仕入れ方法も変わりました。今まではリスクを減らすため、1回でなるべく多く仕入れてきましたが、今はまとめて仕入れるヤツはいません。偽物を大量につかまされるのは怖いですからね。だから毎日、1グラムずつ仕入れ先から買ってくるんです。手間だし摘発されるリスクも上がりますが、それでも大損するよりいいですからね」
一方で、若者を中心に急速に広まりつつある別の薬物があるという。それが「合法大麻グミ」だ。食べられるという意味の英単語「エディブル(edible)」というキーワードで浸透し、クッキーやアイスもあるという。「CBD」や「THCH」といった大麻草由来の成分が一定量入っており、爆発的に利用者が増えている。
「合法を謳っているだけあって、もちろん成分などはギリギリ基準値に収まっていますが、特殊な調合で従来の大麻と同じ効果を得られるようになっています。

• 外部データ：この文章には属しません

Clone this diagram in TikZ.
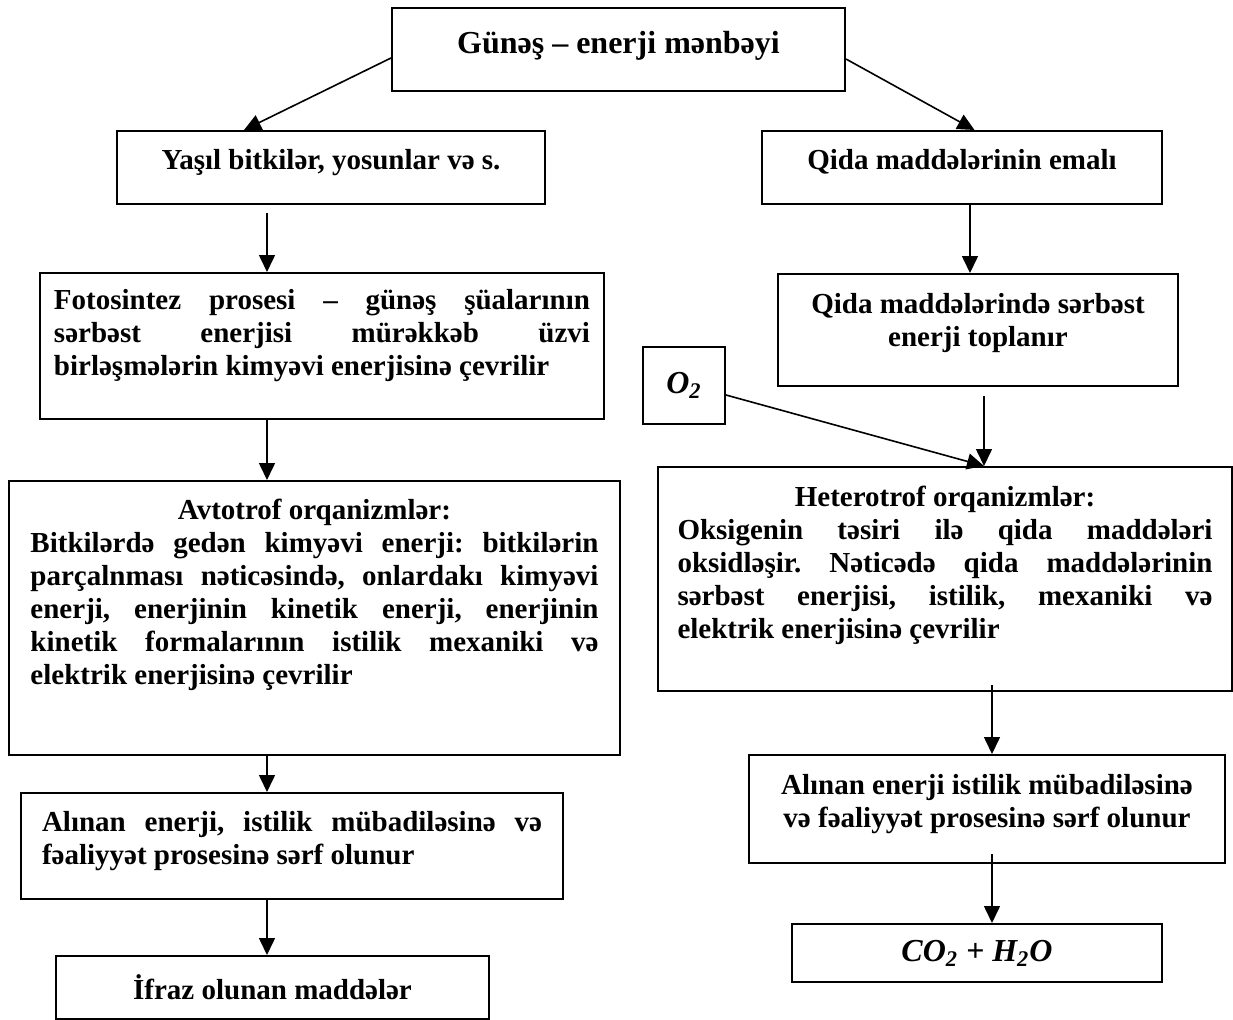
\documentclass[tikz,border=0pt]{standalone}
\usepackage{fontspec}
\setmainfont{Liberation Serif}
\usepackage{tikz}
\usetikzlibrary{arrows.meta}
\tikzset{
  block/.style={draw, line width=1pt, anchor=north west, inner ysep=0pt, inner xsep=5pt,
                font=\frenchspacing\bfseries\fontsize{14.5}{16.5}\selectfont},
  headblock/.style={block, font=\bfseries\fontsize{16}{19}\selectfont},
  chemblock/.style={block, inner sep=0pt, font=\bfseries\itshape\fontsize{16}{19}\selectfont},
  arr/.style={-{Triangle[length=8.5pt,width=8pt]}, line width=0.8pt},
}

\begin{document}
\begin{tikzpicture}[x=0.5pt, y=-0.5pt]
\useasboundingbox (0,0) rectangle (1233,1019);
%Nodes
\node[headblock, align=flush center, text width=216.5pt, text height=22.5pt, text depth=19pt] (gunes) at (391,7) {Günəş – enerji mənbəyi};
\node[block, align=flush center, text width=204pt, text height=19pt, text depth=17.5pt] (yasil) at (116,130) {Yaşıl bitkilər, yosunlar və s.};
\node[block, align=flush center, text width=190pt, text height=19pt, text depth=17.5pt] (qemal) at (761,130) {Qida maddələrinin emalı};
\node[block, align=justify, inner xsep=7pt, text width=268pt, text height=18pt, text depth=55pt] (foto) at (39,272)
  {Fotosintez prosesi – günəş şüalarının\linebreak sərbəst enerjisi mürəkkəb üzvi\linebreak birləşmələrin kimyəvi enerjisinə çevrilir};
\node[block, align=flush center, text width=190pt, text height=19.5pt, text depth=36.5pt] (qtop) at (777,273)
  {Qida maddələrində sərbəst\\ enerji toplanır};
\node[chemblock, minimum width=41pt, minimum height=38.5pt] (o2) at (642,346) {O\textsubscript{2}};
\node[block, align=justify, inner xsep=10.75pt, text width=284pt, text height=19pt, text depth=118pt] (avto) at (8,480)
  {{\centering Avtotrof orqanizmlər:\par}
   Bitkilərdə gedən kimyəvi enerji: bitkilərin\linebreak parçalnması nəticəsində, onlardakı kimyəvi\linebreak
   enerji, enerjinin kinetik enerji, enerjinin\linebreak kinetik formalarının istilik mexaniki və\linebreak
   elektrik enerjisinə çevrilir};
\node[block, align=justify, inner xsep=9.75pt, text width=267.5pt, text height=19.5pt, text depth=92.5pt] (hetero) at (657,466)
  {{\centering Heterotrof orqanizmlər:\par}
   Oksigenin təsiri ilə qida maddələri\linebreak oksidləşir. Nəticədə qida maddələrinin\linebreak
   sərbəst enerjisi, istilik, mexaniki və\linebreak elektrik enerjisinə çevrilir};
\node[block, align=flush center, text width=228pt, text height=19.5pt, text depth=34.5pt] (alinR) at (748,754)
  {Alınan enerji istilik mübadiləsinə\\ və fəaliyyət prosesinə sərf olunur};
\node[block, align=justify, inner xsep=10.5pt, text width=250pt, text height=19pt, text depth=34pt] (alinL) at (20,792)
  {Alınan enerji, istilik mübadiləsinə və\linebreak fəaliyyət prosesinə sərf olunur};
\node[chemblock, minimum width=185pt, minimum height=29pt] (co2) at (791,923) {CO\textsubscript{2} + H\textsubscript{2}O};
\node[block, inner sep=0pt, minimum width=216.5pt, minimum height=31.5pt] (ifraz) at (55,955) {İfraz olunan maddələr};

%Lines
\coordinate (lx) at (267,0);
\coordinate (rxa) at (970,0);
\coordinate (rxb) at (984,0);
\coordinate (rxc) at (992,0);
\draw[arr] ([yshift=-4.25pt]gunes.west) -- ([xshift=-43.5pt]yasil.north);
\draw[arr] ([yshift=-4.75pt]gunes.east) -- ([xshift=6.25pt]qemal.north);
\draw[arr, shorten <=4pt] (yasil.south -| lx) -- (foto.north -| lx);
\draw[arr] (foto.south -| lx) -- (avto.north -| lx);
\draw[arr] (avto.south -| lx) -- (alinL.north -| lx);
\draw[arr] (alinL.south -| lx) -- (ifraz.north -| lx);
\draw[arr] (qemal.south -| rxa) -- (qtop.north -| rxa);
\draw[arr, shorten <=4.5pt] (qtop.south -| rxb) -- (hetero.north -| rxb);
\draw[arr] ([yshift=-4.75pt]o2.east) -- (hetero.north -| rxb);
\draw[arr, shorten <=-3.5pt] (hetero.south -| rxc) -- (alinR.north -| rxc);
\draw[arr, shorten <=-5pt] (alinR.south -| rxc) -- (co2.north -| rxc);
\end{tikzpicture}
\end{document}
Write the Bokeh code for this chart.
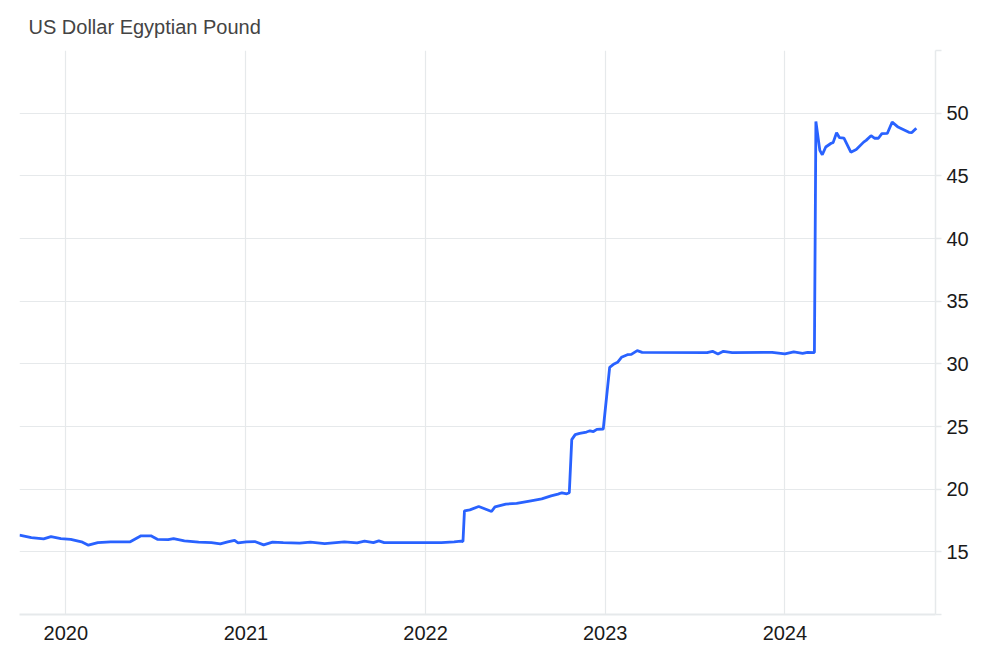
import pandas as pd
from bokeh.plotting import figure
from bokeh.models import FixedTicker, DatetimeTickFormatter, Range1d
from bokeh.embed import file_html
from bokeh.resources import INLINE

title_text = "US Dollar Egyptian Pound"

dates = [
    "2019-09-29", "2019-10-23", "2019-11-17", "2019-12-02", "2019-12-22",
    "2020-01-11", "2020-02-02", "2020-02-16", "2020-03-06", "2020-04-01",
    "2020-05-11", "2020-05-22", "2020-06-02", "2020-06-22", "2020-07-05",
    "2020-07-27", "2020-08-07", "2020-08-29", "2020-09-27", "2020-10-23",
    "2020-11-10", "2020-11-25", "2020-12-09", "2020-12-16", "2021-01-02",
    "2021-01-19", "2021-02-06", "2021-02-24", "2021-03-18", "2021-04-20",
    "2021-05-12", "2021-06-10", "2021-07-20", "2021-08-15", "2021-08-30",
    "2021-09-17", "2021-09-28", "2021-10-09", "2021-11-26", "2022-02-02",
    "2022-02-28", "2022-03-14", "2022-03-18", "2022-03-21", "2022-04-01",
    "2022-04-19", "2022-04-27", "2022-05-15", "2022-05-22", "2022-06-13",
    "2022-07-05", "2022-08-03", "2022-08-25", "2022-09-13", "2022-09-27",
    "2022-10-05", "2022-10-15", "2022-10-20", "2022-10-25", "2022-11-01",
    "2022-11-10", "2022-11-24", "2022-12-01", "2022-12-08", "2022-12-15",
    "2022-12-28", "2023-01-10", "2023-01-19", "2023-01-26", "2023-02-03",
    "2023-02-15", "2023-02-23", "2023-03-07", "2023-03-17", "2023-07-27",
    "2023-08-07", "2023-08-18", "2023-08-29", "2023-09-16", "2023-12-06",
    "2024-01-01", "2024-01-19", "2024-02-06", "2024-02-16", "2024-03-01",
    "2024-03-04", "2024-03-12", "2024-03-17", "2024-03-24", "2024-04-04",
    "2024-04-08", "2024-04-15", "2024-04-21", "2024-04-30", "2024-05-14",
    "2024-05-25", "2024-06-09", "2024-06-14", "2024-06-24", "2024-07-01",
    "2024-07-09", "2024-07-16", "2024-07-27", "2024-08-06", "2024-08-18",
    "2024-08-23", "2024-09-09", "2024-09-15", "2024-09-24",
]
rates = [
    16.33, 16.14, 16.04, 16.22, 16.06,
    16.00, 15.80, 15.53, 15.74, 15.80,
    15.80, 16.04, 16.28, 16.28, 16.00,
    15.98, 16.06, 15.88, 15.77, 15.74,
    15.64, 15.80, 15.92, 15.72, 15.80,
    15.82, 15.56, 15.77, 15.74, 15.70,
    15.77, 15.66, 15.80, 15.72, 15.85,
    15.74, 15.88, 15.74, 15.74, 15.74,
    15.80, 15.85, 15.82, 18.27, 18.35,
    18.62, 18.50, 18.22, 18.59, 18.81,
    18.86, 19.07, 19.23, 19.47, 19.60,
    19.71, 19.63, 19.71, 23.95, 24.35,
    24.45, 24.56, 24.66, 24.60, 24.77,
    24.80, 29.72, 29.99, 30.12, 30.52,
    30.73, 30.75, 31.05, 30.92, 30.90,
    31.00, 30.79, 31.00, 30.90, 30.92,
    30.79, 30.95, 30.84, 30.92, 30.90,
    49.34, 47.03, 46.68, 47.30, 47.60,
    47.65, 48.44, 48.04, 48.00, 46.89,
    47.10, 47.69, 47.83, 48.20, 48.00,
    48.00, 48.36, 48.38, 49.29, 48.89,
    48.80, 48.47, 48.45, 48.80,
]

year_ticks = ["2020-01-01", "2021-01-01", "2022-01-01", "2023-01-01", "2024-01-01"]
y_ticks = [10, 15, 20, 25, 30, 35, 40, 45, 50, 55]
x_start, x_end = "2019-09-29", "2024-11-02"
y_start, y_end = 10, 55

x = pd.to_datetime(dates)
to_ms = lambda s: pd.Timestamp(s).value / 1e6

p = figure(
    width=1004, height=658, x_axis_type="datetime", y_axis_location="right",
    output_backend="svg", toolbar_location=None,
    x_range=Range1d(to_ms(x_start), to_ms(x_end)),
    y_range=Range1d(y_start, y_end),
    min_border_left=19, min_border_right=69, min_border_top=49, min_border_bottom=44,
    title=title_text,
)
p.outline_line_color = None
p.background_fill_color = "white"
p.border_fill_color = "white"

p.title.text_font = "Liberation Sans"
p.title.text_font_size = "20px"
p.title.text_font_style = "normal"
p.title.text_color = "#444444"
p.title.text_line_height = 0.8
p.title.offset = 9
p.title.standoff = 26

p.line(x, rates, line_color="#2962ff", line_width=2.8)

grid_color = "#e6e9eb"

xa = p.xaxis[0]
xa.ticker = FixedTicker(ticks=[to_ms(t) for t in year_ticks])
xa.formatter = DatetimeTickFormatter(years="%Y", months="%Y", days="%Y", hours="%Y")
xa.axis_line_color = grid_color
xa.axis_line_width = 2
xa.major_tick_line_color = None
xa.minor_tick_line_color = None
xa.major_tick_out = 0
xa.major_label_standoff = 11
xa.major_label_text_font = "Liberation Sans"
xa.major_label_text_font_size = "20px"
xa.major_label_text_color = "#1a1a1a"

ya = p.yaxis[0]
ya.ticker = FixedTicker(ticks=y_ticks)
ya.major_label_overrides = {10: "", 55: ""}
ya.axis_line_color = grid_color
ya.axis_line_width = 1.5
ya.major_tick_line_color = grid_color
ya.major_tick_line_width = 1.5
ya.major_tick_out = 6
ya.major_tick_in = 0
ya.minor_tick_line_color = None
ya.major_label_standoff = 5
ya.major_label_text_font = "Liberation Sans"
ya.major_label_text_font_size = "20px"
ya.major_label_text_color = "#1a1a1a"

p.xgrid.grid_line_color = grid_color
p.xgrid.grid_line_width = 1.2
p.ygrid.grid_line_color = grid_color
p.ygrid.grid_line_width = 1.2

open("out.html", "w").write(file_html(p, INLINE))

僕も試したけど、すぐ規制されるだろうなっていうぐらいの効き目でした。味はコーラのグミだったけど、半分食っただけで大麻と同じ“マンチ状態”になって驚いた。マンチっていうのは、ハイになっている状態の一つで、食べるものがなんでもうまくて、いくらでも食えるような状態です」
若者に人気の理由は他にもある。SNSが普及し、フリマアプリで気軽に買える環境があるからだ。店舗で買ってきたブツを転売しているX氏も、出品するそばから売れていく状況だと話す。
「知り合いで一文なしだったヤツが、この合法大麻グミを扱う店で働くようになってから急に羽振りが良くなった。中には月に300万円も稼いでいるヤツまで出てきて、本当に売れているんだなって感じます。
合法大麻関連の商品は見た目も普通のお菓子と同じで、注射や炙りがないから、若い人でも抵抗なく摂取しやすい。それでいて合法だって言われれば、違和感なく使えますからね。大麻はゲートウェイドラッグなんて言われていて、他の麻薬へ手を出すきっかけになると危険視されますが、こっちは合法だから警察に捕まることもありません」
覚醒剤の高騰に贋作の大量流通、さらに新たなトレンド商品の誕生と、日々変わり続ける令和の麻薬事情。薬物の脅威が日本を蝕む今だからこそ、改めてその問題を真剣に考えなければならない。